- **DATA PROVIDED**:

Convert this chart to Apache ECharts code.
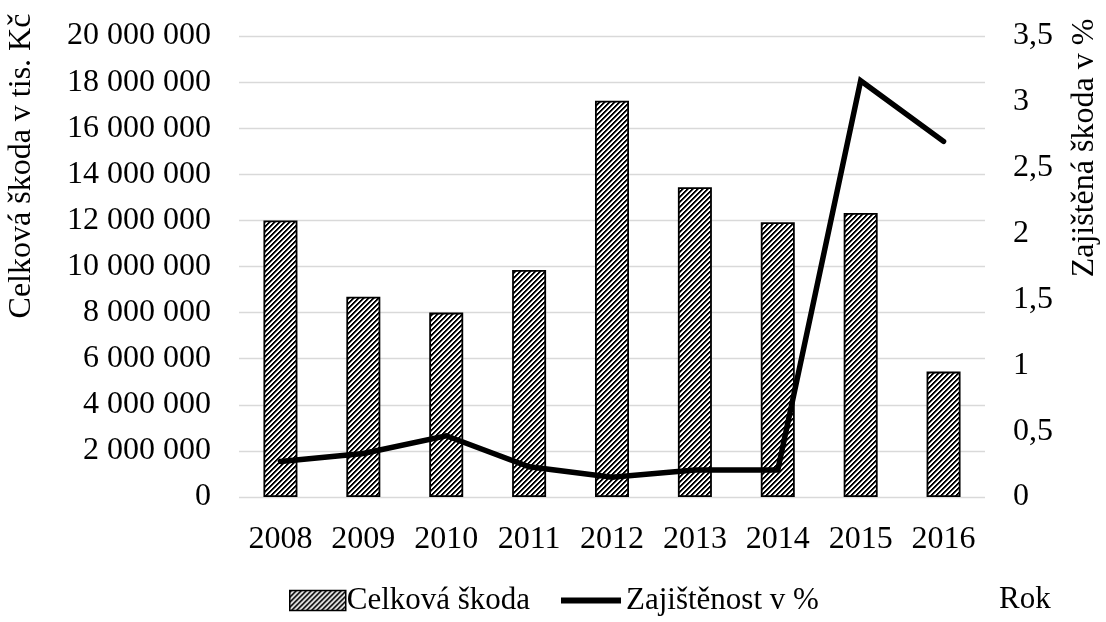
<!DOCTYPE html>
<html>
<head>
<meta charset="utf-8">
<script src="https://cdn.jsdelivr.net/npm/echarts@6/dist/echarts.min.js"></script>
<style>html,body{margin:0;padding:0;background:#fff}#c{width:1106px;height:622px}</style>
</head>
<body>
<div id="c"></div>
<script>
var years = ['2008','2009','2010','2011','2012','2013','2014','2015','2016'];
var totalDamage = [12000000, 8690000, 8000000, 9850000, 17190000, 13440000, 11920000, 12320000, 5440000];
var securedPct = [0.27, 0.33, 0.465, 0.23, 0.15, 0.205, 0.205, 3.16, 2.70];
var leftTicks = [0, 20000000, 2000000];
var rightTicks = [0, 3.5, 0.5];

var FONT = 'Liberation Serif';
function makePattern(){
  var s = 5;
  var c = document.createElement('canvas');
  c.width = s; c.height = s;
  var g = c.getContext('2d');
  g.fillStyle = '#fff'; g.fillRect(0,0,s,s);
  g.fillStyle = '#000';
  for (var x = 0; x < s; x++) {
    for (var y = 0; y < s; y++) {
      if ((x + y) % s < 2) g.fillRect(x, y, 1, 1);
    }
  }
  g.fillStyle = 'rgba(0,0,0,0.5)';
  for (var x2 = 0; x2 < s; x2++) {
    for (var y2 = 0; y2 < s; y2++) {
      if ((x2 + y2) % s === 2) g.fillRect(x2, y2, 1, 1);
    }
  }
  return c;
}
var pat = {image: makePattern(), repeat: 'repeat'};

function fmtSpace(v){
  return String(v).replace(/\B(?=(\d{3})+(?!\d))/g, ' ');
}
var legText = {fontFamily: FONT, fontSize: 31, color: '#000', padding: [0,0,0,-4]};
var chart = echarts.init(document.getElementById('c'));
chart.setOption({
  animation: false,
  textStyle: {fontFamily: FONT},
  grid: {left: 239, right: 121, top: 36, bottom: 125},
  legend: [
    {
      bottom: 1, left: 284,
      itemWidth: 56, itemHeight: 20,
      textStyle: legText,
      data: [{name: 'Celková škoda', icon: 'rect', itemStyle: {color: pat, borderColor: '#000', borderWidth: 1.5}}]
    },
    {
      bottom: 1, left: 556,
      itemWidth: 68, itemHeight: 6,
      textStyle: legText,
      data: [{name: 'Zajištěnost v %', icon: 'path://M0,0 L60,0 L60,6 L0,6 Z', itemStyle: {color: '#000'}}]
    }
  ],
  xAxis: {
    type: 'category', data: years,
    axisLine: {show: false}, axisTick: {show: false},
    axisLabel: {fontFamily: FONT, fontSize: 32, color: '#000', margin: 27, interval: 0}
  },
  yAxis: [
    {
      type: 'value', min: leftTicks[0], max: leftTicks[1], interval: leftTicks[2],
      axisLine: {show: false}, axisTick: {show: false},
      splitLine: {lineStyle: {color: '#d9d9d9', width: 1.3}},
      axisLabel: {fontFamily: FONT, fontSize: 32, color: '#000', margin: 28, formatter: fmtSpace}
    },
    {
      type: 'value', min: rightTicks[0], max: rightTicks[1], interval: rightTicks[2],
      axisLine: {show: false}, axisTick: {show: false}, splitLine: {show: false},
      axisLabel: {fontFamily: FONT, fontSize: 32, color: '#000', margin: 28,
        formatter: function(v){ return String(v).replace('.', ','); }}
    }
  ],
  series: [
    {
      name: 'Celková škoda', type: 'bar', data: totalDamage, barWidth: 34,
      itemStyle: {color: pat, borderColor: '#000', borderWidth: 1.8}
    },
    {
      name: 'Zajištěnost v %', type: 'line', yAxisIndex: 1, data: securedPct,
      symbol: 'none', lineStyle: {color: '#000', width: 5.5, cap: 'round', join: 'miter'},
      itemStyle: {color: '#000'}
    }
  ],
  graphic: [
    {type: 'text', x: 6, y: 166, rotation: Math.PI/2, style: {text: 'Celková škoda v tis. Kč', font: '32px "Liberation Serif"', fill: '#000', align: 'center', verticalAlign: 'top'}},
    {type: 'text', x: 1069, y: 148, rotation: Math.PI/2, style: {text: 'Zajištěná škoda v %', font: '32px "Liberation Serif"', fill: '#000', align: 'center', verticalAlign: 'top'}},
    {type: 'text', x: 999, y: 584, style: {text: 'Rok', font: '31px "Liberation Serif"', fill: '#000'}}
  ]
});
</script>
</body>
</html>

- **GIVEN PROBLEM**: Pictures excluded, repeat exactly the lines from the top of the material through the line with "var rightTicks = [0, 3.5, 0.5];", including both of those lines.

- **RESPONSE BELOW**:
Convert this chart to Apache ECharts code.
<!DOCTYPE html>
<html>
<head>
<meta charset="utf-8">
<script src="https://cdn.jsdelivr.net/npm/echarts@6/dist/echarts.min.js"></script>
<style>html,body{margin:0;padding:0;background:#fff}#c{width:1106px;height:622px}</style>
</head>
<body>
<div id="c"></div>
<script>
var years = ['2008','2009','2010','2011','2012','2013','2014','2015','2016'];
var totalDamage = [12000000, 8690000, 8000000, 9850000, 17190000, 13440000, 11920000, 12320000, 5440000];
var securedPct = [0.27, 0.33, 0.465, 0.23, 0.15, 0.205, 0.205, 3.16, 2.70];
var leftTicks = [0, 20000000, 2000000];
var rightTicks = [0, 3.5, 0.5];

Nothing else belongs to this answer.